Dans le cadre d’un tel système étendu de référendum, nous courons certes le risque de nous laisser encore davantage guider par nos sentiments que par notre bon sens. Et les réseaux sociaux ne font qu’empirer les choses. Si notre vision du monde est de type extrême droite, nous nous sentirons le plus à l’aise auprès de gens ayant les mêmes vues qui, souvent, nous font valoir une image encore plus extrême. Mais n’est-ce pas également le cas dans notre bon vieux monde analogique?

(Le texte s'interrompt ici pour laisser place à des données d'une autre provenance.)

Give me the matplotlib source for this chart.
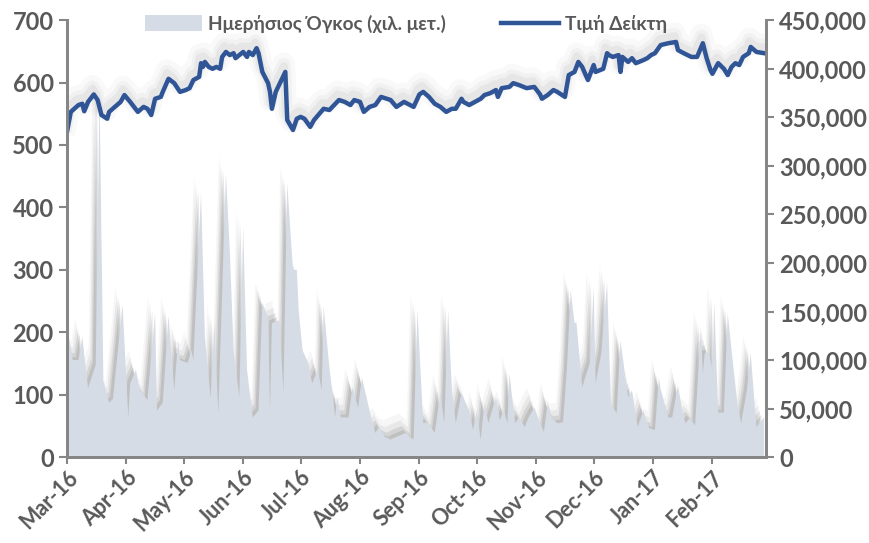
import matplotlib

matplotlib.use("Agg")
import matplotlib.pyplot as plt
import matplotlib.dates as mdates
import matplotlib.patheffects as pe
from matplotlib.patches import Patch
from matplotlib.lines import Line2D
from matplotlib.ticker import FuncFormatter, MultipleLocator
import pandas as pd

# index level (left axis)
price_dates = [
    "2016-03-01", "2016-03-03", "2016-03-07", "2016-03-09", "2016-03-10", "2016-03-12",
    "2016-03-15", "2016-03-17", "2016-03-19", "2016-03-22", "2016-03-23", "2016-03-26",
    "2016-03-29", "2016-03-31", "2016-04-03", "2016-04-05", "2016-04-07", "2016-04-10",
    "2016-04-12", "2016-04-14", "2016-04-16", "2016-04-19", "2016-04-20", "2016-04-23",
    "2016-04-26", "2016-04-29", "2016-05-02", "2016-05-04", "2016-05-06", "2016-05-09",
    "2016-05-10", "2016-05-11", "2016-05-12", "2016-05-14", "2016-05-16", "2016-05-18",
    "2016-05-20", "2016-05-21", "2016-05-23", "2016-05-25", "2016-05-27", "2016-05-28",
    "2016-05-30", "2016-06-01", "2016-06-03", "2016-06-04", "2016-06-06", "2016-06-08",
    "2016-06-09", "2016-06-11", "2016-06-14", "2016-06-15", "2016-06-16", "2016-06-18",
    "2016-06-21", "2016-06-23", "2016-06-24", "2016-06-27", "2016-06-29", "2016-07-01",
    "2016-07-03", "2016-07-06", "2016-07-08", "2016-07-13", "2016-07-16", "2016-07-21",
    "2016-07-24", "2016-07-27", "2016-07-29", "2016-08-01", "2016-08-03", "2016-08-06",
    "2016-08-09", "2016-08-12", "2016-08-15", "2016-08-17", "2016-08-20", "2016-08-24",
    "2016-08-29", "2016-09-01", "2016-09-03", "2016-09-06", "2016-09-09", "2016-09-12",
    "2016-09-15", "2016-09-18", "2016-09-20", "2016-09-23", "2016-09-24", "2016-09-27",
    "2016-09-30", "2016-10-03", "2016-10-05", "2016-10-08", "2016-10-11", "2016-10-12",
    "2016-10-14", "2016-10-18", "2016-10-20", "2016-10-23", "2016-10-27", "2016-10-31",
    "2016-11-03", "2016-11-04", "2016-11-07", "2016-11-10", "2016-11-12", "2016-11-16",
    "2016-11-18", "2016-11-21", "2016-11-23", "2016-11-25", "2016-11-28", "2016-12-01",
    "2016-12-02", "2016-12-06", "2016-12-08", "2016-12-09", "2016-12-11", "2016-12-14",
    "2016-12-15", "2016-12-16", "2016-12-19", "2016-12-21", "2016-12-23", "2016-12-27",
    "2016-12-29", "2016-12-31", "2017-01-02", "2017-01-05", "2017-01-09", "2017-01-13",
    "2017-01-14", "2017-01-17", "2017-01-21", "2017-01-24", "2017-01-27", "2017-01-29",
    "2017-01-31", "2017-02-01", "2017-02-04", "2017-02-06", "2017-02-07", "2017-02-09",
    "2017-02-11", "2017-02-13", "2017-02-15", "2017-02-17", "2017-02-20", "2017-02-21",
    "2017-02-24", "2017-02-28",
]
price = [
    521, 553, 564, 566, 554, 569,
    581, 572, 548, 542, 553, 561,
    569, 580, 569, 561, 553, 561,
    558, 548, 574, 577, 585, 606,
    599, 585, 588, 591, 604, 609,
    631, 625, 633, 625, 622, 625,
    622, 641, 649, 644, 647, 639,
    644, 649, 641, 649, 644, 655,
    647, 617, 599, 585, 558, 585,
    604, 617, 540, 524, 542, 545,
    542, 529, 540, 558, 556, 572,
    569, 564, 572, 569, 553, 561,
    564, 577, 574, 572, 561, 569,
    561, 581, 585, 577, 566, 561,
    553, 558, 558, 574, 569, 564,
    569, 574, 580, 583, 588, 577,
    591, 593, 599, 596, 591, 593,
    581, 574, 580, 588, 585, 577,
    612, 617, 633, 625, 604, 628,
    617, 622, 647, 644, 641, 644,
    617, 641, 633, 639, 631, 636,
    639, 644, 647, 660, 663, 665,
    652, 647, 641, 641, 663, 639,
    620, 614, 631, 625, 622, 612,
    625, 631, 628, 641, 647, 657,
    649, 647,
]

# daily volume, thousand shares (right axis)
volume_dates = [
    "2016-03-01", "2016-03-04", "2016-03-07", "2016-03-09", "2016-03-12", "2016-03-16",
    "2016-03-18", "2016-03-20", "2016-03-23", "2016-03-25", "2016-03-30", "2016-04-02",
    "2016-04-03", "2016-04-06", "2016-04-08", "2016-04-12", "2016-04-16", "2016-04-17",
    "2016-04-20", "2016-04-23", "2016-04-26", "2016-04-28", "2016-04-29", "2016-05-03",
    "2016-05-05", "2016-05-06", "2016-05-10", "2016-05-12", "2016-05-15", "2016-05-17",
    "2016-05-19", "2016-05-23", "2016-05-25", "2016-05-27", "2016-05-30", "2016-06-01",
    "2016-06-03", "2016-06-06", "2016-06-09", "2016-06-11", "2016-06-14", "2016-06-15",
    "2016-06-16", "2016-06-20", "2016-06-22", "2016-06-24", "2016-06-27", "2016-06-29",
    "2016-06-30", "2016-07-02", "2016-07-05", "2016-07-07", "2016-07-10", "2016-07-12",
    "2016-07-13", "2016-07-16", "2016-07-19", "2016-07-20", "2016-07-22", "2016-07-26",
    "2016-07-28", "2016-07-31", "2016-08-02", "2016-08-06", "2016-08-09", "2016-08-11",
    "2016-08-14", "2016-08-17", "2016-08-20", "2016-08-25", "2016-08-27", "2016-08-29",
    "2016-08-31", "2016-09-03", "2016-09-05", "2016-09-07", "2016-09-09", "2016-09-12",
    "2016-09-14", "2016-09-16", "2016-09-18", "2016-09-20", "2016-09-23", "2016-09-27",
    "2016-09-29", "2016-10-01", "2016-10-03", "2016-10-05", "2016-10-07", "2016-10-11",
    "2016-10-13", "2016-10-15", "2016-10-17", "2016-10-18", "2016-10-21", "2016-10-23",
    "2016-10-26", "2016-10-28", "2016-10-31", "2016-11-03", "2016-11-05", "2016-11-07",
    "2016-11-09", "2016-11-12", "2016-11-15", "2016-11-17", "2016-11-19", "2016-11-21",
    "2016-11-22", "2016-11-25", "2016-11-29", "2016-12-01", "2016-12-02", "2016-12-05",
    "2016-12-08", "2016-12-10", "2016-12-13", "2016-12-15", "2016-12-19", "2016-12-21",
    "2016-12-24", "2016-12-27", "2016-12-30", "2017-01-02", "2017-01-04", "2017-01-05",
    "2017-01-09", "2017-01-11", "2017-01-14", "2017-01-17", "2017-01-18", "2017-01-20",
    "2017-01-23", "2017-01-26", "2017-01-27", "2017-01-28", "2017-01-30", "2017-02-01",
    "2017-02-02", "2017-02-04", "2017-02-07", "2017-02-09", "2017-02-11", "2017-02-14",
    "2017-02-16", "2017-02-19", "2017-02-21", "2017-02-23", "2017-02-24", "2017-02-28",
]
volume = [
    136000, 100000, 100000, 124000, 71000, 95000,
    375000, 79000, 56000, 60000, 157000, 41000,
    76000, 90000, 69000, 59000, 148000, 48000,
    56000, 146000, 69000, 120000, 100000, 97000,
    110000, 100000, 272000, 124000, 61000, 138000,
    45000, 292000, 213000, 110000, 62000, 237000,
    90000, 41000, 48000, 159000, 144000, 48000,
    138000, 141000, 66000, 282000, 193000, 193000,
    151000, 110000, 97000, 76000, 90000, 69000,
    155000, 93000, 41000, 62000, 41000, 41000,
    72000, 51000, 82000, 48000, 25000, 31000,
    21000, 18000, 21000, 25000, 21000, 18000,
    151000, 35000, 36000, 31000, 25000, 66000,
    35000, 151000, 69000, 35000, 66000, 48000,
    28000, 48000, 18000, 56000, 35000, 62000,
    38000, 48000, 35000, 86000, 35000, 41000,
    31000, 41000, 51000, 35000, 26000, 56000,
    41000, 35000, 36000, 90000, 172000, 138000,
    139000, 72000, 97000, 175000, 76000, 107000,
    180000, 56000, 45000, 120000, 62000, 69000,
    31000, 48000, 30000, 28000, 82000, 70000,
    41000, 41000, 74000, 41000, 35000, 40000,
    33000, 134000, 86000, 107000, 108000, 90000,
    159000, 46000, 46000, 148000, 110000, 56000,
    35000, 69000, 107000, 56000, 31000, 41000,
]

month_ticks = pd.date_range("2016-03-01", "2017-02-01", freq="MS")

LINE_COLOR = "#2F5597"
AREA_COLOR = "#D6DCE5"
AXIS_COLOR = "#868686"
TEXT_COLOR = "#595959"
FONT = ["Lato", "DejaVu Sans"]

plt.rcParams["font.family"] = FONT
plt.rcParams["font.weight"] = "bold"

pdates = pd.to_datetime(price_dates)
vdates = pd.to_datetime(volume_dates)

fig = plt.figure(figsize=(8.7, 5.43), dpi=100)
ax = fig.add_axes([0.077, 0.158, 0.8035, 0.805])
ax2 = ax.twinx()

# volume area with a soft fake shadow (stacked offset copies)
shadow = [
    pe.SimplePatchShadow(offset=(-5, 14), shadow_rgbFace="#707070", alpha=0.06),
    pe.SimplePatchShadow(offset=(-4, 9), shadow_rgbFace="#707070", alpha=0.10),
    pe.SimplePatchShadow(offset=(-3, 5), shadow_rgbFace="#707070", alpha=0.16),
    pe.SimplePatchShadow(offset=(-2, 2), shadow_rgbFace="#707070", alpha=0.20),
    pe.Normal(),
]
area = ax2.fill_between(vdates, volume, 0, color=AREA_COLOR, linewidth=0)
area.set_path_effects(shadow)

line, = ax.plot(pdates, price, color=LINE_COLOR, linewidth=3.2, solid_joinstyle="round")
line.set_path_effects([
    pe.SimpleLineShadow(offset=(-1, 6), shadow_color="#8c8c8c", alpha=0.05, linewidth=16),
    pe.SimpleLineShadow(offset=(-1, 5), shadow_color="#8c8c8c", alpha=0.07, linewidth=10),
    pe.SimpleLineShadow(offset=(-1, 4), shadow_color="#8c8c8c", alpha=0.10, linewidth=6),
    pe.Normal(),
])

ax.set_zorder(ax2.get_zorder() + 1)
ax.patch.set_visible(False)

ax.set_xlim(pd.Timestamp("2016-03-01"), pd.Timestamp("2017-03-01"))
ax.set_ylim(0, 700)
ax2.set_ylim(0, 450000)
ax.yaxis.set_major_locator(MultipleLocator(100))
ax2.yaxis.set_major_locator(MultipleLocator(50000))
ax2.yaxis.set_major_formatter(FuncFormatter(lambda v, p: f"{int(v):,}"))

ax.set_xticks(month_ticks)
ax.xaxis.set_major_formatter(mdates.DateFormatter("%b-%y"))

for a in (ax, ax2):
    a.spines["top"].set_visible(False)
    for s in ("left", "right", "bottom"):
        a.spines[s].set_color(AXIS_COLOR)
        a.spines[s].set_linewidth(2)
    a.tick_params(colors=AXIS_COLOR, labelcolor=TEXT_COLOR, width=1.5, length=6, labelsize=17)

ax.tick_params(axis="x", length=5, labelsize=15.5, pad=2)
for lab in ax.get_xticklabels():
    lab.set_rotation(45)
    lab.set_ha("right")
    lab.set_rotation_mode("anchor")

handles = [
    Patch(facecolor=AREA_COLOR, edgecolor="none"),
    Line2D([], [], color=LINE_COLOR, linewidth=3.2),
]
labels = ["Ημερήσιος Όγκος (χιλ. μετ.)", "Τιμή Δείκτη"]
leg = ax.legend(handles, labels, loc="center", bbox_to_anchor=(0.485, 0.992),
                ncol=2, frameon=False, handlelength=3.0, handleheight=0.85,
                columnspacing=2.9, handletextpad=0.35,
                prop={"family": FONT, "weight": "bold", "size": 13.7})
for t in leg.get_texts():
    t.set_color(TEXT_COLOR)

fig.savefig("out.png", dpi=100)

La grande différence est que tout cela peut désormais être orchestré à une bien plus grande échelle (et par ailleurs de manière beaucoup plus professionnelle).

Je continue pourtant de croire dans le système de “votation”. Il permet en effet de créer une boucle de rétroaction très courte. Si les choses dérapent, le citoyen peut intervenir plus rapidement dans les sujets qui lui tiennent réellement à coeur.

Bouquet final

Les politiciens et les réseaux sociaux: le mariage est loin d’avoir toujours été idyllique. Rappelez-vous les inoubliables tweets d’Yves Leterme qui pensait envoyer un message personnel. Par contre, quelqu’un qui sait comment utiliser et jouer efficacement des réseaux sociaux peut faire la différence en tant que politicien. Barack Obama l’a prouvé en 2008 et son antithèse politique Donald Trump a fait de même en 2016. Que cela vous plaise ou non, il est aujourd’hui nettement plus facile pour un challenger, en politique, de saper le trône sur lequel sont assis les dirigeants en place. Jamais la course au trône n’aura été aussi passionnante!